Der deutsche Schiedsrichter Deniz Aytekin unterbrach das Spiel und schickte beide Mannschaften in die Kabine. Erst nach 33 Minuten Unterbrechung wurde die Partie fortgesetzt. In der 66. Minute warfen montenegrinische Fans abermals Gegenstände aufs Spielfeld. Diesmal war Russlands Mittelfeldspieler Dimitri Kombarow getroffen worden und meldete dies Aytekin. Schließlich kam zu einem Handgemenge zwischen Spielern beider Mannschaften. Vorangegangen war ein Pfiff Aytekins, der den Russen beim Stand von 0:0 einen berechtigten Strafstoß zugesprochen hatte. Den Elfmeter verschoss Roman Schirokow allerdings.

Der russische Fußballverband (RFS) kündigte bereits an, Beschwerde bei der Uefa einlegen zu wollen. Das sagte RFS-Chef Nikolai Tolstych nach dem abgebrochenen Spiel am Freitagabend dem TV-Sender Rossija-2. "Das Spiel hätte nicht fortgesetzt werden dürfen, nachdem Akinfejew von dem Feuerwerkskörper getroffen wurde", kritisierte Russlands Nationaltrainer Fabio Capello. Die Uefa hätte das Spiel abbrechen müssen, meinte er, nahm Aytekin aber in Schutz. Die Entscheidung, das Spiel fortzusetzen, habe nicht der Referee getroffen. "Die Uefa-Verantwortlichen haben gesagt, dass wir weiterspielen sollen."

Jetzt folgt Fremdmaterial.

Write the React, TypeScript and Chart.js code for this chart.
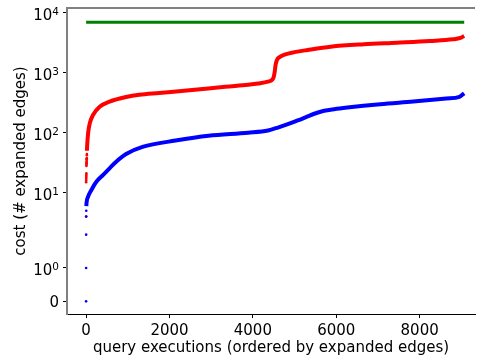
import React, { useEffect, useRef } from 'react';
import { Chart, registerables, Scale } from 'chart.js';

Chart.register(...registerables);

// ---- data ----
const X_TICKS = [0, 2000, 4000, 6000, 8000];
const Y_TICK_VALUES = [0, 1, 10, 100, 1000, 10000];
const Y_TICK_BASE = ['0', '10', '10', '10', '10', '10'];
const Y_TICK_EXP = ['', '0', '1', '2', '3', '4'];

const greenX = [0, 9069];
const greenY = [6920, 6920];

const redHeadX = [0, 1, 2, 3, 4, 5, 6, 7, 8, 9, 10, 11, 12, 13, 14, 15, 16, 17, 18, 19];
const redHeadY = [4, 15, 16, 17, 18, 19, 20, 21, 28, 29, 30, 31, 32, 33, 35, 36, 37, 38, 42, 44];

const redX = [20, 24, 48, 88, 166, 325, 563, 960, 1276, 1751, 2542, 3335, 3888, 4126, 4363, 4460, 4500, 4525, 4545, 4575, 4640, 4760, 4998, 5314, 5867, 6660, 7451, 8242, 8798, 8980, 9069];
const redY = [50, 58, 98, 143, 197, 271, 329, 394, 430, 460, 514, 584, 630, 660, 710, 760, 850, 1050, 1350, 1620, 1820, 2000, 2200, 2393, 2712, 2974, 3162, 3375, 3600, 3800, 4100];

const blueHeadX = [0, 1, 2, 3, 4];
const blueHeadY = [0, 1, 2, 4, 5];

const blueX = [6, 10, 48, 128, 247, 404, 563, 722, 960, 1354, 2147, 2938, 3888, 4363, 4601, 4838, 5076, 5314, 5473, 5710, 5948, 6264, 7055, 7848, 8639, 8955, 9069];
const blueY = [6, 6.7, 8.6, 11.1, 15.2, 19.7, 25.5, 32.9, 44.2, 58, 74, 89, 100, 109, 122, 139, 160, 187, 207, 232, 247, 263, 299, 331, 371, 396, 454];

// ---- symlog scale (linthresh 2, linscale 1, base 10) ----
const LT = 2;
const LS = 1 / (1 - 1 / 10);
function fwd(v: number) {
  const a = Math.abs(v);
  return a <= LT ? v * LS : Math.sign(v) * LT * (LS + Math.log10(a / LT));
}
function inv(t: number) {
  const a = Math.abs(t);
  return a <= LT * LS ? t / LS : Math.sign(t) * LT * Math.pow(10, a / LT - LS);
}

class SymlogScale extends (Scale as any) {
  static id = 'symlog';
  static defaults = {};
  determineDataLimits() {
    const { min, max } = this.getMinMax(true);
    this.min = Number.isFinite(min) ? min : 0;
    this.max = Number.isFinite(max) ? max : 1;
  }
  buildTicks() {
    return Y_TICK_VALUES.map((v) => ({ value: v }));
  }
  configure() {
    super.configure();
    this._tmin = fwd(this.min);
    this._tmax = fwd(this.max);
  }
  getLabelForValue(v: number) {
    return String(v);
  }
  getPixelForValue(v: number) {
    if (v === undefined || v === null || isNaN(v)) return NaN;
    return this.getPixelForDecimal((fwd(v) - this._tmin) / (this._tmax - this._tmin));
  }
  getValueForPixel(p: number) {
    return inv(this._tmin + this.getDecimalForPixel(p) * (this._tmax - this._tmin));
  }
}
Chart.register(SymlogScale as any);

const topSpine = {
  id: 'topSpine',
  afterDraw(chart: any) {
    const { ctx, chartArea: a } = chart;
    ctx.save();
    ctx.strokeStyle = '#808080';
    ctx.lineWidth = 2;
    ctx.beginPath();
    ctx.moveTo(a.left - 1, a.top);
    ctx.lineTo(a.right, a.top);
    ctx.stroke();
    ctx.restore();
  },
};

// y tick labels with real superscripts (mathtext-like)
const yLabels = {
  id: 'yLabels',
  afterDraw(chart: any) {
    const { ctx, chartArea: a } = chart;
    const ys = chart.scales.y;
    const xr = a.left - 8;
    ctx.save();
    ctx.fillStyle = '#000';
    ctx.textAlign = 'right';
    ctx.textBaseline = 'alphabetic';
    Y_TICK_VALUES.forEach((v, i) => {
      const y = ys.getPixelForValue(v);
      const exp = Y_TICK_EXP[i];
      let x = xr;
      if (exp) {
        ctx.font = '10.5px "DejaVu Sans"';
        const w = ctx.measureText(exp).width;
        ctx.fillText(exp, x, y + 1.8);
        x -= w;
        ctx.font = '15px "DejaVu Sans"';
        ctx.fillText(Y_TICK_BASE[i], x, y + 6.8);
      } else {
        ctx.font = '15px "DejaVu Sans"';
        ctx.fillText(Y_TICK_BASE[i], x, y + 5.5);
      }
    });
    ctx.restore();
  },
};

const pts = (xs: number[], ys: number[]) => xs.map((x, i) => ({ x, y: ys[i] }));

export default function App() {
  const ref = useRef<HTMLCanvasElement | null>(null);
  useEffect(() => {
    document.body.style.margin = '0';
    const font = { family: 'DejaVu Sans', size: 15 };
    const chart = new Chart(ref.current as HTMLCanvasElement, {
      type: 'scatter',
      data: {
        datasets: [
          { data: pts(greenX, greenY), showLine: true, borderColor: '#008000', borderWidth: 3, pointRadius: 0 },
          { data: pts(blueX, blueY), showLine: true, borderColor: '#0000ff', borderWidth: 4, pointRadius: 0, cubicInterpolationMode: 'monotone' },
          { data: pts(blueHeadX, blueHeadY), showLine: false, pointRadius: 1.3, pointBorderWidth: 0, backgroundColor: '#0000ff', borderColor: '#0000ff' },
          { data: pts(redX, redY), showLine: true, borderColor: '#ff0000', borderWidth: 4, pointRadius: 0, cubicInterpolationMode: 'monotone' },
          { data: pts(redHeadX, redHeadY), showLine: false, pointRadius: 1.3, pointBorderWidth: 0, backgroundColor: '#ff0000', borderColor: '#ff0000' },
        ] as any,
      },
      options: {
        animation: false,
        responsive: false,
        devicePixelRatio: 1,
        layout: { padding: { top: 8, left: 0, right: 0, bottom: 0 } },
        plugins: { legend: { display: false }, tooltip: { enabled: false } },
        scales: {
          x: {
            type: 'linear',
            min: -458,
            max: 9328,
            afterBuildTicks: (s: any) => { s.ticks = X_TICKS.map((v) => ({ value: v })); },
            afterFit: (s: any) => { s.height = 50; s.paddingLeft = 0; s.paddingRight = 0; },
            grid: { drawOnChartArea: false, drawTicks: true, tickLength: 4, color: '#000' },
            border: { display: true, color: '#000', width: 1 },
            ticks: { font, color: '#000', padding: 4.5, maxRotation: 0, autoSkip: false, callback: (v: any) => String(v) },
            title: { display: true, text: 'query executions (ordered by expanded edges)', font, color: '#000', padding: { top: 0, bottom: 6.5 } },
          },
          y: {
            type: 'symlog',
            min: -0.38,
            max: 11978,
            afterFit: (s: any) => { s.width = 67; s.paddingTop = 0; s.paddingBottom = 0; },
            grid: { drawOnChartArea: false, drawTicks: true, tickLength: 4, color: '#000' },
            border: { display: true, color: '#808080', width: 2 },
            ticks: { display: false, autoSkip: false },
            title: { display: true, text: 'cost (# expanded edges)', font, color: '#000', padding: { top: 12, bottom: 0 } },
          } as any,
        },
      },
      plugins: [topSpine, yLabels],
    } as any);
    return () => chart.destroy();
  }, []);
  return (
    <div style={{ position: 'fixed', left: 0, top: 0, width: 479, height: 364 }}>
      <canvas ref={ref} width={479} height={364} style={{ display: 'block' }} />
    </div>
  );
}
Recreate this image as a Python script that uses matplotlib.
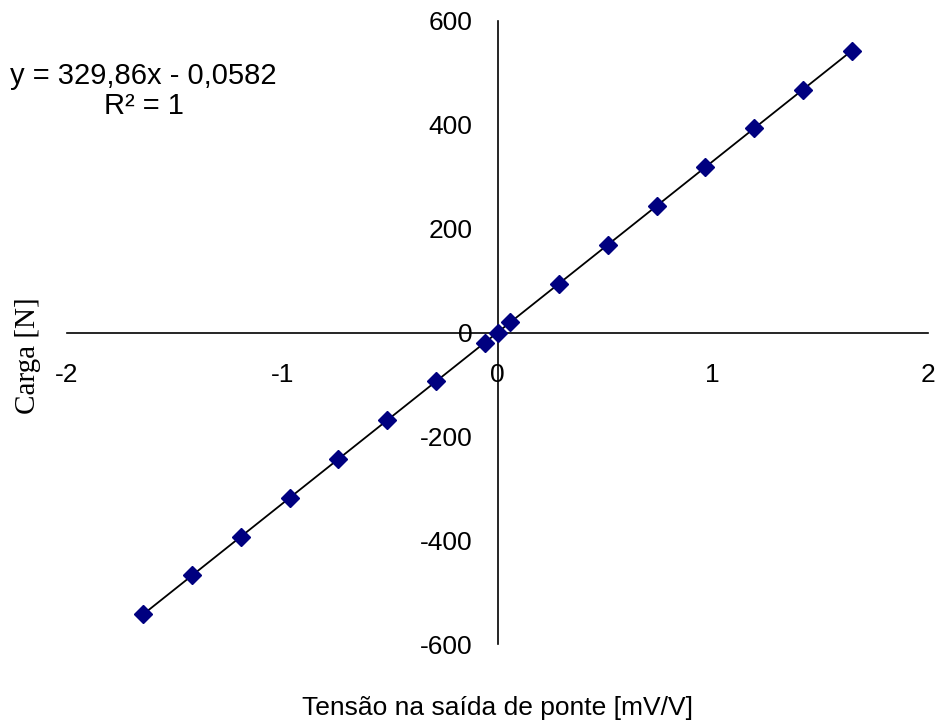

Es ist der bereits der zweite Fanskandal in der laufenden EM-Qualifikation

Die russischen Medien rechneten dies ihrem Team hoch an. "Unsere Spieler haben Edelmut bewiesen und einer Fortsetzung des Spiels zugestimmt. Russland hat ein reines Gewissen", schrieb der Sport-Express. Die Komsomolskaja Prawda fragte indes: "Kann man das überhaupt ein Spiel nennen?" "Es ist eine Schande", sagte Montenegros sichtlich erschütterter Trainer Branko Brnovic. "Die Frage ist, was jetzt mit dem Fußball in Montenegro passieren wird." Verbands-Generalsekretär Momir Djurdjevac klagte über die Hooligans: "Sie singen 'Ich liebe Montenegro', aber sie tun das Gegenteil." Die Zeitung Vijesti schrieb am Samstag: "Schmach und Schande." Das bedeute das Ende des Fußballs in Montenegro "als zivilisierter Sport; wenigstens auf absehbare Zeit", befürchtete das Blatt.

Die Attacke gegen Akinfejew ist der zweite Skandal in der laufenden EM-Qualifikation. Erst im Oktober war das Spiel zwischen Serbien und Albanien abgebrochen worden. Auslöser war eine ferngesteuerte Drohne im Stadion, an der eine Fahne mit einer Abbildung Großalbaniens befestigt war. Danach kam es zu Ausschreitungen. Die Uefa wertete die Partie nachträglich mit 3:0 für Serbien, zog den Gastgebern die drei Punkte aber postwendend ab. Beide Verbände wurden zudem mit einer Geldstrafe von jeweils 100 000 Euro belegt.

Auch für Montenegro dürften die Ausschreitungen vom Freitagabend ein Nachspiel haben. Beobachter erwarten, dass die Uefa das Spiel nachträglich zugunsten Russlands wertet. Die Uefa kündigte an, zunächst die Berichte ihrer Delegierten und von Aytekin abzuwarten, ehe ein Disziplinarverfahren eröffnet wird. Montenegro drohen unter anderem Sanktionen wie der Ausschluss der Zuschauer in den kommenden Spielen. Vor der Entscheidung der Uefa liegen Russland und Montenegro in der Gruppe G mit je fünf Punkten auf den Plätzen drei und vier hinter Österreich (13) und Schweden (9).

Russlands Torhüter Akinfejew hat mittlerweile Entwarnung gegeben. "Ich möchte mich bei allen bedanken, die mich unterstützt haben. Ich fühle mich jetzt gut", erklärte der 28-Jährige am Samstag auf der RFS-Webseite.